◆ Goal: Exclude pictures. Extract exactly the lines from the one that contains "Reproduce this chart with matplotlib." down to the one that contains "plt.rcParams['font.family'] = ['Lato', 'DejaVu", both included.

◆ Data for this exercise:

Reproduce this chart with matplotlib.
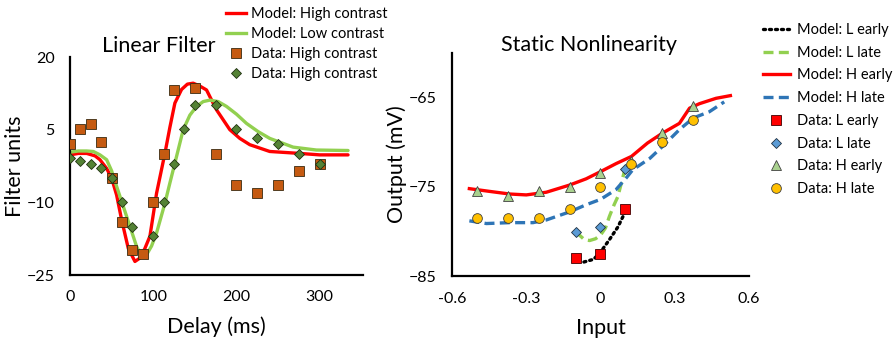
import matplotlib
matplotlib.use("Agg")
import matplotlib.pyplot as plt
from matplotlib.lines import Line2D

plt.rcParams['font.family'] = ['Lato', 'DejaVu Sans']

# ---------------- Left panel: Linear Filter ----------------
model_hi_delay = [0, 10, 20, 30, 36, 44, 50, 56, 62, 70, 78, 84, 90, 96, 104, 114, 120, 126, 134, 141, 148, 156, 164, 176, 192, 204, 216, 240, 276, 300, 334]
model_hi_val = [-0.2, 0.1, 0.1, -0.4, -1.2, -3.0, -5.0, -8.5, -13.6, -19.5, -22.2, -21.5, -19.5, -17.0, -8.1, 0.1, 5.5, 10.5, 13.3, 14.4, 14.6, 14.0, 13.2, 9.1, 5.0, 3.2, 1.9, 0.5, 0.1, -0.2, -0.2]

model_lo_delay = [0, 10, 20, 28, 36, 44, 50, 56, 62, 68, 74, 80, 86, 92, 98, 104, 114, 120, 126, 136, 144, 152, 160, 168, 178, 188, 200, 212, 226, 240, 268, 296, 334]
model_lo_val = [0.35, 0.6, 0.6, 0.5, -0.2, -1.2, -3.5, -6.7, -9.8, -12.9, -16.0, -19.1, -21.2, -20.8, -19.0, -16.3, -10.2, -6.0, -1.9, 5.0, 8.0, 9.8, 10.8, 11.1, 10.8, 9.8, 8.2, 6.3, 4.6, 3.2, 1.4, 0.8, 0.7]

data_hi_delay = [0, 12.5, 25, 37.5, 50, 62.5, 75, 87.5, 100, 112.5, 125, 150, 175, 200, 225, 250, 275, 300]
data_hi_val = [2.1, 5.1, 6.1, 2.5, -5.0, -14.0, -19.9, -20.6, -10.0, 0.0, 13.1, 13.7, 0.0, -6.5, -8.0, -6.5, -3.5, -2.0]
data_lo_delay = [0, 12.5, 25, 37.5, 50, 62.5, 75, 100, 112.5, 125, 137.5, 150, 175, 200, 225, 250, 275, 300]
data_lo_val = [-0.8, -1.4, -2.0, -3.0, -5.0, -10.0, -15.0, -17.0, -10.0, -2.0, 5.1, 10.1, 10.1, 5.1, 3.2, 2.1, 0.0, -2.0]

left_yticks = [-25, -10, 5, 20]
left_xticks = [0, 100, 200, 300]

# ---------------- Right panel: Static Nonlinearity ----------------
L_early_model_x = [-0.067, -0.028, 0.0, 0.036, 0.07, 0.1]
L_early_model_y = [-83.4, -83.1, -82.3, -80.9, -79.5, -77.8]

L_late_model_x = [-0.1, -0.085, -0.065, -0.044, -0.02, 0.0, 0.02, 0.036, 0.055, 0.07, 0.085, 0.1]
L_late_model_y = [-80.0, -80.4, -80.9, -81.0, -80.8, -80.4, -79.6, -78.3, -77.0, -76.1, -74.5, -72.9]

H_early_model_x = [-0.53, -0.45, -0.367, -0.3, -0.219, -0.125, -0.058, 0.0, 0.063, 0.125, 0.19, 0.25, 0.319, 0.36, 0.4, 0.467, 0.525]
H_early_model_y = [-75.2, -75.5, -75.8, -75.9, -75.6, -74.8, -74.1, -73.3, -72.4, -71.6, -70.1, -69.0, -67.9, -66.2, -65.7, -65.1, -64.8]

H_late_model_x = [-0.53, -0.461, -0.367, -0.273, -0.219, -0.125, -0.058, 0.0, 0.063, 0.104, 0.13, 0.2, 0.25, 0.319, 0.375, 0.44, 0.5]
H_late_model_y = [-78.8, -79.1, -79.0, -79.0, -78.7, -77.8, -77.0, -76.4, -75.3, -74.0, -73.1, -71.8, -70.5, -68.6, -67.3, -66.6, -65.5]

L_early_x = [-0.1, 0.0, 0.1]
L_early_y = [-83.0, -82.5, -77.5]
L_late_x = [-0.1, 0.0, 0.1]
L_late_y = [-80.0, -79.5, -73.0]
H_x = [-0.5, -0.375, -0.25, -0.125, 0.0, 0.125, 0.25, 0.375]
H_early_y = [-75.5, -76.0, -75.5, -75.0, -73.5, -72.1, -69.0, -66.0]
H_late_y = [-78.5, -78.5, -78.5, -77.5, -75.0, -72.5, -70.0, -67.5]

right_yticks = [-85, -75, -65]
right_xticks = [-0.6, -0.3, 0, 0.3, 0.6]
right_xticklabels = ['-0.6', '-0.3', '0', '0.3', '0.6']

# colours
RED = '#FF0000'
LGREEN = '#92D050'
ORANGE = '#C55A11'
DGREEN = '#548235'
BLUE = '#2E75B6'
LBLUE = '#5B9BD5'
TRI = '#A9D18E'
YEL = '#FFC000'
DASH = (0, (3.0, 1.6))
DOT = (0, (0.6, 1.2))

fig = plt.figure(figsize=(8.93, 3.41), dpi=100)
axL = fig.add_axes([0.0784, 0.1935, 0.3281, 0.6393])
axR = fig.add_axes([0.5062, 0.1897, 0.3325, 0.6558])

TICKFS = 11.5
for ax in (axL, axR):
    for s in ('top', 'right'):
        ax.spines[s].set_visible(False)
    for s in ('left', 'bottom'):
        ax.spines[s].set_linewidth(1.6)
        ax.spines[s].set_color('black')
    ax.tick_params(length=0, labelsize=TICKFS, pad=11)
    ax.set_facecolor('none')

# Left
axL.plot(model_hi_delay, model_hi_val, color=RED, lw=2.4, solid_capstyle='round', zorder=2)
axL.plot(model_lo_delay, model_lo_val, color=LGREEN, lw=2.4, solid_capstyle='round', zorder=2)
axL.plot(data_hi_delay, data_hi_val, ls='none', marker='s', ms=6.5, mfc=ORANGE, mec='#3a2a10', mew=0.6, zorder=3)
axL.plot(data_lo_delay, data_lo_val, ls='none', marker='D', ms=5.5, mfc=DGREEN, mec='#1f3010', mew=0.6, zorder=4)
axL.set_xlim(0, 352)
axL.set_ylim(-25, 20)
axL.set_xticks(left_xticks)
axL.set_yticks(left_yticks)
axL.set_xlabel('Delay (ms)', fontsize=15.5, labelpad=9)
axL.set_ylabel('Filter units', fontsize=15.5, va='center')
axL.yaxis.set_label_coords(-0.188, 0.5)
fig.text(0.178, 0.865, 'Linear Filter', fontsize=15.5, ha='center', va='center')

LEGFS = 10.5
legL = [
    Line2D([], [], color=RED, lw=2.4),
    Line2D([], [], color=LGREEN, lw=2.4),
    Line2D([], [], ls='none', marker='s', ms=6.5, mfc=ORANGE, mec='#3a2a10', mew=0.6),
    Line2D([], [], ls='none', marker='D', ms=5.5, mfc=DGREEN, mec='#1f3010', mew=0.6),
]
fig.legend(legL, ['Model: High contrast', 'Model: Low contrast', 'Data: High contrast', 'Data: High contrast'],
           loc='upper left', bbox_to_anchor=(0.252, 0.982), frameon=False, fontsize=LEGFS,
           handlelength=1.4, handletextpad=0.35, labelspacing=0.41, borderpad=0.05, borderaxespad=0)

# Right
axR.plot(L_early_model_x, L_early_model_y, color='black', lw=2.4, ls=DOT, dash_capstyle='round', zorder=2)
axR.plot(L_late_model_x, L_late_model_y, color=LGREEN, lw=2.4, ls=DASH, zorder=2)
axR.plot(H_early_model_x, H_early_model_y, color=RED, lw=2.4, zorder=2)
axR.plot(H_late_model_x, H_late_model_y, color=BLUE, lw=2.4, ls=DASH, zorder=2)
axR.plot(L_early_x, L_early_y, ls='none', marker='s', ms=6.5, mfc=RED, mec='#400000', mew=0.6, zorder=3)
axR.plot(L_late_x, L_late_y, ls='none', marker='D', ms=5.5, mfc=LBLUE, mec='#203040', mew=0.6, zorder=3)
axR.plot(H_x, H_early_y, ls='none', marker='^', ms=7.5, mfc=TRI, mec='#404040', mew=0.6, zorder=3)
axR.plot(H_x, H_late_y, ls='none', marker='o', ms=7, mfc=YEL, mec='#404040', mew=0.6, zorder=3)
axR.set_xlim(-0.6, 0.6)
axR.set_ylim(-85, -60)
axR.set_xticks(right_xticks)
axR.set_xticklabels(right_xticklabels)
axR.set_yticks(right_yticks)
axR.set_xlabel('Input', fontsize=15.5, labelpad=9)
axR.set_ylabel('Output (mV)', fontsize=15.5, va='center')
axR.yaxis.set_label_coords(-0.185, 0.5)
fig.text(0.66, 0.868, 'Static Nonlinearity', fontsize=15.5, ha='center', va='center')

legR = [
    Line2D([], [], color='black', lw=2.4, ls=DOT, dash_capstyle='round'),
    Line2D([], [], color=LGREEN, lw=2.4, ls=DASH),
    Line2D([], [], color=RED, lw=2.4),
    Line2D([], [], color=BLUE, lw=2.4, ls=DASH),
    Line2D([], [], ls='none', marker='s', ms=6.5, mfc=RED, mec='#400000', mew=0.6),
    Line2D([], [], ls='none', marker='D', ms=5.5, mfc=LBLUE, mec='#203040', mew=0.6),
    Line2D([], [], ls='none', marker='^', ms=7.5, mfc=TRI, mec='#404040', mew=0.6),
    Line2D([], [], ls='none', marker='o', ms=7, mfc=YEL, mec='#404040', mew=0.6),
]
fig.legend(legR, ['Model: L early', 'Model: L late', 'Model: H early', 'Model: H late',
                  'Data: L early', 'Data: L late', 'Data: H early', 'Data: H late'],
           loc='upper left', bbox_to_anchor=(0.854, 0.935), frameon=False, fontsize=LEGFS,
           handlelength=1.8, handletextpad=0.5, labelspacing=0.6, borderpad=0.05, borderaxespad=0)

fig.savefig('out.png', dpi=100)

==

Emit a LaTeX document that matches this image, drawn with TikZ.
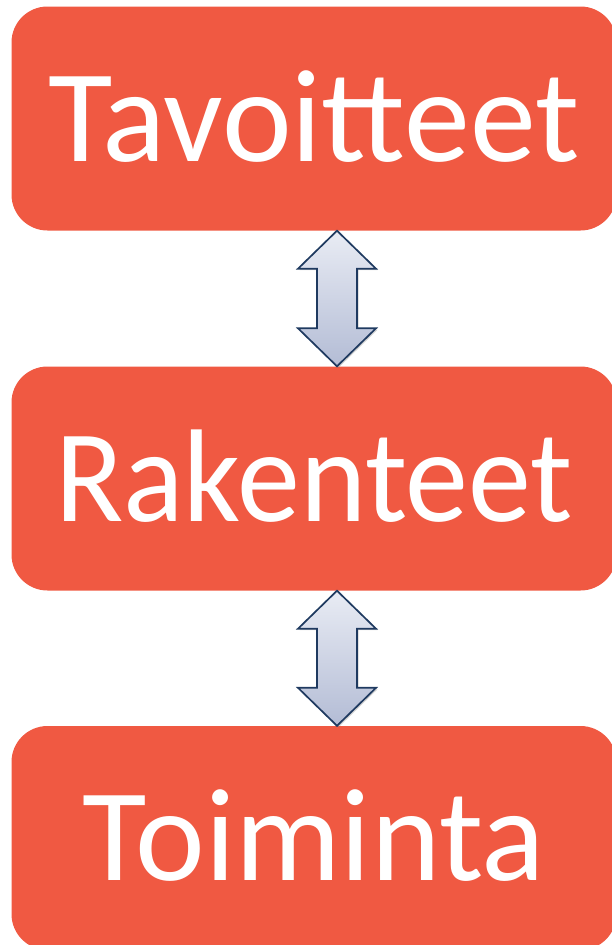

◆ Written answer:
Reproduce this chart with matplotlib.
import matplotlib
matplotlib.use("Agg")
import matplotlib.pyplot as plt
from matplotlib.lines import Line2D

plt.rcParams['font.family'] = ['Lato', 'DejaVu Sans']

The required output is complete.